==== Supplied material
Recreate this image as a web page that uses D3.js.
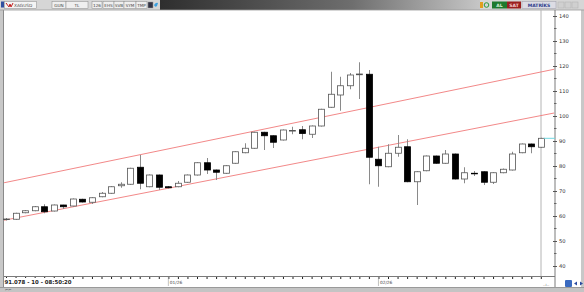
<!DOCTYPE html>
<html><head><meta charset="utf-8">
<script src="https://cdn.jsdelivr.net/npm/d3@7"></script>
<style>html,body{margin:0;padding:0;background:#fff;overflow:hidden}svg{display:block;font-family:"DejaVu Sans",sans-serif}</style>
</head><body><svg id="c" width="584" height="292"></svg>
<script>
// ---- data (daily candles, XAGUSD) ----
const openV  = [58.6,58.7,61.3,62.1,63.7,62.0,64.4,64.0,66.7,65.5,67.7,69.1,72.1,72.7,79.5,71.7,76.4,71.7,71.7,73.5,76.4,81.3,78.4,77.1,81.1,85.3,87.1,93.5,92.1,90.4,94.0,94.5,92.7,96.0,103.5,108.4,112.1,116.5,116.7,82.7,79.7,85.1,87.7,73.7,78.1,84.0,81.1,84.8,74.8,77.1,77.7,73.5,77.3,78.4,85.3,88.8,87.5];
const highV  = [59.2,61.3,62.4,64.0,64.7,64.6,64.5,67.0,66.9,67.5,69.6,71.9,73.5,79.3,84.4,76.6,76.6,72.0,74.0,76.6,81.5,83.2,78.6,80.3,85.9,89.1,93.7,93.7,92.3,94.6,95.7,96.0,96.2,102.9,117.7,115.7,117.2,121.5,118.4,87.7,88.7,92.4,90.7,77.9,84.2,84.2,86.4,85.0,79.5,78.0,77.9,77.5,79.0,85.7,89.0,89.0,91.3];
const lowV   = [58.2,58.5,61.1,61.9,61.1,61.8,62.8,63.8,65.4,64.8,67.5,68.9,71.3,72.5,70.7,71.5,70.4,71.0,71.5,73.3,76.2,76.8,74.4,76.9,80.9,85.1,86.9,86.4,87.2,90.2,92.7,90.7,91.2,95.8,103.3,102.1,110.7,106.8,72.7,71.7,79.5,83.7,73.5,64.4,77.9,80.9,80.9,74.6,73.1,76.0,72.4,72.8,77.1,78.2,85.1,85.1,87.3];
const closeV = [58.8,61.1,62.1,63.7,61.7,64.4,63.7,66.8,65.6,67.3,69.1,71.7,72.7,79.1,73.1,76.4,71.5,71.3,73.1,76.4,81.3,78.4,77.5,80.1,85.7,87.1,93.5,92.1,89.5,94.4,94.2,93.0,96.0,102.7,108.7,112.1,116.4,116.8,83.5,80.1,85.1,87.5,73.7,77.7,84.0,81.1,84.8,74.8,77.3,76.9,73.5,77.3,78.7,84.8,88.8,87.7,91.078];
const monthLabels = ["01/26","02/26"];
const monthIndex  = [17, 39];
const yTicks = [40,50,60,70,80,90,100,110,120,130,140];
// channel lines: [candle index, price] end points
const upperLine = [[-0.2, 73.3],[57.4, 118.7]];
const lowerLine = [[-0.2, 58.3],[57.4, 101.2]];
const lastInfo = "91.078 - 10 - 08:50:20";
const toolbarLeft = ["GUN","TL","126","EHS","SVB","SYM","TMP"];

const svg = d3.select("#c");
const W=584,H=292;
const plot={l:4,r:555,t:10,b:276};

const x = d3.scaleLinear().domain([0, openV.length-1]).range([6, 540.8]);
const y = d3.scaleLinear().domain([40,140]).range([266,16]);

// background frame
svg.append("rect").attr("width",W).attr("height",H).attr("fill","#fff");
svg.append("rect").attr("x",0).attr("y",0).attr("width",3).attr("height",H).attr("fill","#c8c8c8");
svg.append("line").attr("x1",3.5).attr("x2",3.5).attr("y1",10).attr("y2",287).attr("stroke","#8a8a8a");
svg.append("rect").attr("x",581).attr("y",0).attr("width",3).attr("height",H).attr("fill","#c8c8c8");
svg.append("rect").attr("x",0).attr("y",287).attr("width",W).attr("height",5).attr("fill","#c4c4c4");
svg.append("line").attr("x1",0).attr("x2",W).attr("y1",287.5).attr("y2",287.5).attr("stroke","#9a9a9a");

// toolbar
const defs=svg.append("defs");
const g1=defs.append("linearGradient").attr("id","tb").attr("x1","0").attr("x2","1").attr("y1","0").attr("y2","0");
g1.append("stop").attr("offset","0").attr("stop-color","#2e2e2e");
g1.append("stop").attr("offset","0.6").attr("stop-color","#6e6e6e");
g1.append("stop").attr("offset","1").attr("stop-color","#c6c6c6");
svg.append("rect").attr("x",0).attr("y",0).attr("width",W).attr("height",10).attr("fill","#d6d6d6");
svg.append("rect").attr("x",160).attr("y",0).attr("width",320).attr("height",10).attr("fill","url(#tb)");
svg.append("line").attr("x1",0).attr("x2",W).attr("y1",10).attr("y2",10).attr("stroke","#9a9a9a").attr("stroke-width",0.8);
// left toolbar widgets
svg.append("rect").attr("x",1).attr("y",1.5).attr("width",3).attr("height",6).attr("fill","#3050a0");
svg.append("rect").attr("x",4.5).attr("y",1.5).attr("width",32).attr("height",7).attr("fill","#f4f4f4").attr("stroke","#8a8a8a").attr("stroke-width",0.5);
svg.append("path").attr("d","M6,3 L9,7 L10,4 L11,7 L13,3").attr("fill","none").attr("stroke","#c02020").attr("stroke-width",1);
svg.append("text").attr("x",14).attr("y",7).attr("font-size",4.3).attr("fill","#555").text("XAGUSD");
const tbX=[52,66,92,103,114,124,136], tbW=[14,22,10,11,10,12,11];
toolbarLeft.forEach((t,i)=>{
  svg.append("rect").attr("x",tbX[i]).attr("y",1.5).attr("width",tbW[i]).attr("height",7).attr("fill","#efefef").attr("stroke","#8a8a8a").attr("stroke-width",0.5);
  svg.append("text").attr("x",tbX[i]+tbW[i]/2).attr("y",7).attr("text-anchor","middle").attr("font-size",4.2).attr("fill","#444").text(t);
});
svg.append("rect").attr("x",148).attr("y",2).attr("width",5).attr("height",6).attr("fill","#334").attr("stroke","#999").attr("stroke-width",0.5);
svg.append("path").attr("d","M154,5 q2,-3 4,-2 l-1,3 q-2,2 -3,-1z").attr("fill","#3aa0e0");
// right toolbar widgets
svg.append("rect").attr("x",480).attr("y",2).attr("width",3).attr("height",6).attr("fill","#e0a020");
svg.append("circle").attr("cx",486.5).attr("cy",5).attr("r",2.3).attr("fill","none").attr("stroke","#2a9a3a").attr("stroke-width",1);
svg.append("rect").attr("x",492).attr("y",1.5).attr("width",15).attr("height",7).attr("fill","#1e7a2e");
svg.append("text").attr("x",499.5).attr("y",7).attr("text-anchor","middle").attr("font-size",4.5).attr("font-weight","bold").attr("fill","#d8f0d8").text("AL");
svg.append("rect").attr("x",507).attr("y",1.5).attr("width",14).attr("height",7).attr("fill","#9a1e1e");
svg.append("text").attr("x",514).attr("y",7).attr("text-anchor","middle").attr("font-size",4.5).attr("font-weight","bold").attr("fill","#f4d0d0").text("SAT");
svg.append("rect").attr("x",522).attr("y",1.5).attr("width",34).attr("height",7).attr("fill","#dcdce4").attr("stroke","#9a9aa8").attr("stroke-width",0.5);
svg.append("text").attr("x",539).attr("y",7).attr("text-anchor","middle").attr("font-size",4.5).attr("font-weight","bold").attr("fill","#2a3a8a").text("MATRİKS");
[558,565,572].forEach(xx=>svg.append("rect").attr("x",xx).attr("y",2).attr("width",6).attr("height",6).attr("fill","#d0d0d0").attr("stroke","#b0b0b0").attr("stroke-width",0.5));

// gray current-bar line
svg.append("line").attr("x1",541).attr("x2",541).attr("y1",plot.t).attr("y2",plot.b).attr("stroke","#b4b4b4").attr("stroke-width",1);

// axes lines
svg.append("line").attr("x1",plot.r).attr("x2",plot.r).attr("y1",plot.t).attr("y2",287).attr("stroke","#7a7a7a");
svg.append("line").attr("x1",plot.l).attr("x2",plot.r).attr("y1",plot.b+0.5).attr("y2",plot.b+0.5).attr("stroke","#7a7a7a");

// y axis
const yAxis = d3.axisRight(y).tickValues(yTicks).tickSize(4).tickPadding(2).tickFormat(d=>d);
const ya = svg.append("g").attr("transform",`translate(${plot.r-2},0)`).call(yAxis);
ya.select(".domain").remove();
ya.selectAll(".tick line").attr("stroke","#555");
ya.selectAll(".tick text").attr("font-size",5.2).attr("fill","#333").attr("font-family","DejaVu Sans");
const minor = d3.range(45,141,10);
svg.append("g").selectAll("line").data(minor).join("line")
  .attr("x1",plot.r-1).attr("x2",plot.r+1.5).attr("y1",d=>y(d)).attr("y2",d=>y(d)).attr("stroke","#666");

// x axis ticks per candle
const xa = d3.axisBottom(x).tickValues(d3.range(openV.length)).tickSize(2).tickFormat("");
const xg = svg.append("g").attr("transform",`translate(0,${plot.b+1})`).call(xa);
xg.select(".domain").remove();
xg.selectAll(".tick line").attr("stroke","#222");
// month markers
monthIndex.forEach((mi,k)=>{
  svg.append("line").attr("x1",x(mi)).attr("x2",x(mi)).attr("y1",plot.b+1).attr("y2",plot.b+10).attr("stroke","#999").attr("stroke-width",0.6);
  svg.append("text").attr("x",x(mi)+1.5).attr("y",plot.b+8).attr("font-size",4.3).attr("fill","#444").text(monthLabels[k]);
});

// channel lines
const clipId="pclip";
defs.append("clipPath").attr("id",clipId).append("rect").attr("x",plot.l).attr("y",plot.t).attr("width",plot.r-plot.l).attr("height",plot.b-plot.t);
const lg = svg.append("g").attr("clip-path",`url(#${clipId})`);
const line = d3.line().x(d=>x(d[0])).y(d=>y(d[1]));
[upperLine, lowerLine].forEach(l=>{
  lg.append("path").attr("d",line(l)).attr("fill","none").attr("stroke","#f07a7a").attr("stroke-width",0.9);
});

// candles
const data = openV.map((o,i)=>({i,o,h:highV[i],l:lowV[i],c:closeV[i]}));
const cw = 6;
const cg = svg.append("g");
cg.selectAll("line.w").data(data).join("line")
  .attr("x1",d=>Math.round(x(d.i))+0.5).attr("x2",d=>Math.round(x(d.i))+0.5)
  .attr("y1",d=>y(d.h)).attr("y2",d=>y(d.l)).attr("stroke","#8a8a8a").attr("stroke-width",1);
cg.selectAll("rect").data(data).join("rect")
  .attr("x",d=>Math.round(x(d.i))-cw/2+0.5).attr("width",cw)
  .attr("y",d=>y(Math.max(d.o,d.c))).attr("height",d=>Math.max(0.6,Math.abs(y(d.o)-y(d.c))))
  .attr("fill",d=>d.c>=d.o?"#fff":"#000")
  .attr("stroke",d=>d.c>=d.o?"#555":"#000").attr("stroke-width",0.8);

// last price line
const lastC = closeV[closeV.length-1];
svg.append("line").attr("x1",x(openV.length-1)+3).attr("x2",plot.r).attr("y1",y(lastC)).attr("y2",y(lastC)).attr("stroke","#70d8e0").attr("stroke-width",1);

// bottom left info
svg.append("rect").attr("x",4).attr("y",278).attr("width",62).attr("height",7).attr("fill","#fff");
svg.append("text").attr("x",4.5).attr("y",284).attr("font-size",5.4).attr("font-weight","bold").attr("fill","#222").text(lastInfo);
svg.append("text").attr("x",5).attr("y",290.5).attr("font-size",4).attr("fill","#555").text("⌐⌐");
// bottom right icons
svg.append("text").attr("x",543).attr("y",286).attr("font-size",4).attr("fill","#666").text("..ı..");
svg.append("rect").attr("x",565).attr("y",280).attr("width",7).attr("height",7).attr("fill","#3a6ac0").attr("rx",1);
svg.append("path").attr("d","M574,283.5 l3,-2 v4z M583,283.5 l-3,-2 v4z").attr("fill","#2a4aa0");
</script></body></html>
========
- [Direction]: Give again, word for word, every line from the top of the data above to the line holding "const y = d3.scaleLinear().domain([40,140]).range([266,16]);", inclusive, with the pictures left out.

- [Output for this task]:
Recreate this image as a web page that uses D3.js.
<!DOCTYPE html>
<html><head><meta charset="utf-8">
<script src="https://cdn.jsdelivr.net/npm/d3@7"></script>
<style>html,body{margin:0;padding:0;background:#fff;overflow:hidden}svg{display:block;font-family:"DejaVu Sans",sans-serif}</style>
</head><body><svg id="c" width="584" height="292"></svg>
<script>
// ---- data (daily candles, XAGUSD) ----
const openV  = [58.6,58.7,61.3,62.1,63.7,62.0,64.4,64.0,66.7,65.5,67.7,69.1,72.1,72.7,79.5,71.7,76.4,71.7,71.7,73.5,76.4,81.3,78.4,77.1,81.1,85.3,87.1,93.5,92.1,90.4,94.0,94.5,92.7,96.0,103.5,108.4,112.1,116.5,116.7,82.7,79.7,85.1,87.7,73.7,78.1,84.0,81.1,84.8,74.8,77.1,77.7,73.5,77.3,78.4,85.3,88.8,87.5];
const highV  = [59.2,61.3,62.4,64.0,64.7,64.6,64.5,67.0,66.9,67.5,69.6,71.9,73.5,79.3,84.4,76.6,76.6,72.0,74.0,76.6,81.5,83.2,78.6,80.3,85.9,89.1,93.7,93.7,92.3,94.6,95.7,96.0,96.2,102.9,117.7,115.7,117.2,121.5,118.4,87.7,88.7,92.4,90.7,77.9,84.2,84.2,86.4,85.0,79.5,78.0,77.9,77.5,79.0,85.7,89.0,89.0,91.3];
const lowV   = [58.2,58.5,61.1,61.9,61.1,61.8,62.8,63.8,65.4,64.8,67.5,68.9,71.3,72.5,70.7,71.5,70.4,71.0,71.5,73.3,76.2,76.8,74.4,76.9,80.9,85.1,86.9,86.4,87.2,90.2,92.7,90.7,91.2,95.8,103.3,102.1,110.7,106.8,72.7,71.7,79.5,83.7,73.5,64.4,77.9,80.9,80.9,74.6,73.1,76.0,72.4,72.8,77.1,78.2,85.1,85.1,87.3];
const closeV = [58.8,61.1,62.1,63.7,61.7,64.4,63.7,66.8,65.6,67.3,69.1,71.7,72.7,79.1,73.1,76.4,71.5,71.3,73.1,76.4,81.3,78.4,77.5,80.1,85.7,87.1,93.5,92.1,89.5,94.4,94.2,93.0,96.0,102.7,108.7,112.1,116.4,116.8,83.5,80.1,85.1,87.5,73.7,77.7,84.0,81.1,84.8,74.8,77.3,76.9,73.5,77.3,78.7,84.8,88.8,87.7,91.078];
const monthLabels = ["01/26","02/26"];
const monthIndex  = [17, 39];
const yTicks = [40,50,60,70,80,90,100,110,120,130,140];
// channel lines: [candle index, price] end points
const upperLine = [[-0.2, 73.3],[57.4, 118.7]];
const lowerLine = [[-0.2, 58.3],[57.4, 101.2]];
const lastInfo = "91.078 - 10 - 08:50:20";
const toolbarLeft = ["GUN","TL","126","EHS","SVB","SYM","TMP"];

const svg = d3.select("#c");
const W=584,H=292;
const plot={l:4,r:555,t:10,b:276};

const x = d3.scaleLinear().domain([0, openV.length-1]).range([6, 540.8]);
const y = d3.scaleLinear().domain([40,140]).range([266,16]);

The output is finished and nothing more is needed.